CS35 Lab10: Oracle of Bacon

Due by midnight Wednesday, December 9

A skeleton version of the programs will appear in your cs35/lab/10 directory when you run update35. The program handin35 will only submit files in this directory.

You are encouraged to work with a partner on this lab.

Introduction
The Oracle of Bacon searches a movie database to link Kevin Bacon to other actors by a path of movies and co-stars that appeared in those movies. For example, if you wanted to link Kurt Russell with Kevin Bacon, the Oracle might report:
Kurt Russell was in Mean Season, The (1985) with Andy Garcia
Andy Garcia was in Air I Breathe, The (2007) with Kevin Bacon

Kurt Russell has a Kevin Bacon number of 2
This linking concept can be extended to any two actors. For example, if you wanted to link Reese Witherspoon with John Wayne, the Oracle might report:
Reese Witherspoon was in Rendition (2007) with Alan Arkin
Alan Arkin was in America at the Movies (1976) with John Wayne

Reese Witherspoon has a John Wayne number of 2

The same linking concept that originated with the Bacon Number has now been extended to mathematics with the Erdos Number and even to the wacky combination of the two with the Erdos-Bacon Number.

In order to implement the search for links between actors in the movie database you will use a number of the data structures and techniques that we've explored throughout this course, including lists, queues, dictionaries, and breadth-first search.

Requirements

Your program should provide an interactive menu that allows the user to request the following information from the database:

  1. Given an actor's name, report all the movies that he or she appeared in.
  2. Given a movie title and year, report all the actors that appeared in the movie.
  3. Given two actor's names, report the shortest chain that links them. If no chain exists, then inform the user.

Your program should handle incorrect information gracefully such as when the actor name or movie title entered is not in the database.

Data Files

The data for this lab can be found in the directory /usr/local/doc/. The complete set of data is over 100MB. A number of trimmed down versions of the data are available. I strongly urge you to initially test your program on the smaller versions before attempting the larger ones. At a minimum your program should be able to handle the two links version of the data.


Getting Started

  1. I have provided you a starting point file called OracleOfBacon.cpp that you must complete. It contains a function that will open and read the movie data. Run make and test that this works.
  2. In order to manipulate this large set of data efficiently, you should create two hash tables. Note that these two tables should be quite large in size (on the order of 99,999 buckets) and should remain in existence throughout the life of the program. This does not mean that the tables should be global variables! You can either define them in the main program and pass them to functions that need them, or define a class with methods that have access to the tables.

    One table will map actor names to a list of movie titles.
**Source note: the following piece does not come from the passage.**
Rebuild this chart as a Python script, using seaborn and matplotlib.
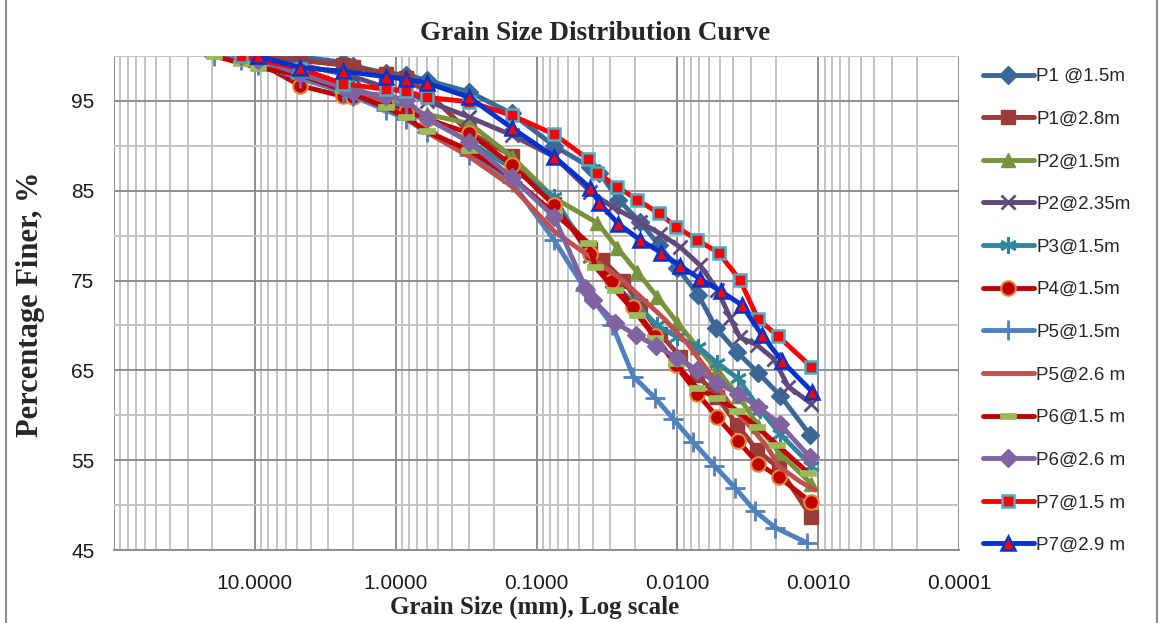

The other table will map movie titles (including the year) to a list of actors that appeared in the movies. For the lists, you may use the ArrayList data structure provided or your own implementation.

  3. In the main program, create an initial version of the interactive menu. Note that if you read in the user's menu choice as an integer, then the newline that follows their choice will still be sitting in the input stream. In order to dispose of this you can do cin.get() before you try to read in the next string. Remember that you can use cin.getLine(...) to read in a string containing spaces.

    Using the two hash tables, your program should be able to (1) look up an actor's name and report all the movies the actor appeared in; and (2) look up a movie title and year and report all the actors that were in the movie.

  4. Once these simpler requests are working correctly you are ready to tackle the harder problem of finding the links between two actors. I have provided two starting point files called OracleNode.h and OracleNode.cpp that you must complete. Use these to define and implement a class to represent the nodes you create during your search. This class is relatively simple and is primarily used to group together the data you need to report the final results.
  5. Implement the search itself in the OracleOfBacon.cpp main program. You will not need to create a premanent graph. Instead, for each request from the user for the links between two actors, you will dynamically create OracleNodes and add them into a queue for breadth-first search.
  6. Because the movie database is so large, you should ensure that only new information is added to the queue. This can be done by creating a third hash table that simply stores all the actor's names encountered during the search. If the name is in the table, then you know that the data associated with that actor is already in the queue and need not be generated again. This third hash table should be created anew for each search.

Optional feature

If you'd like an additional challenge, try this optional feature. For a given actor, report another actor whose path is finite and maximal. In other words, given Kevin Bacon as a query, who is the least linkable to Kevin Bacon and how long is his/her path? Note the solution may not be unique. You just have to report one candidate.

Submit
Once you are satisfied with your code, hand it in by typing handin35. This will copy the code from your cs35/lab/10 to my grading directory. You may run handin35 as many times as you like, and only the most recent submission will be recorded. If you worked with a partner, only one of you needs to handin the code.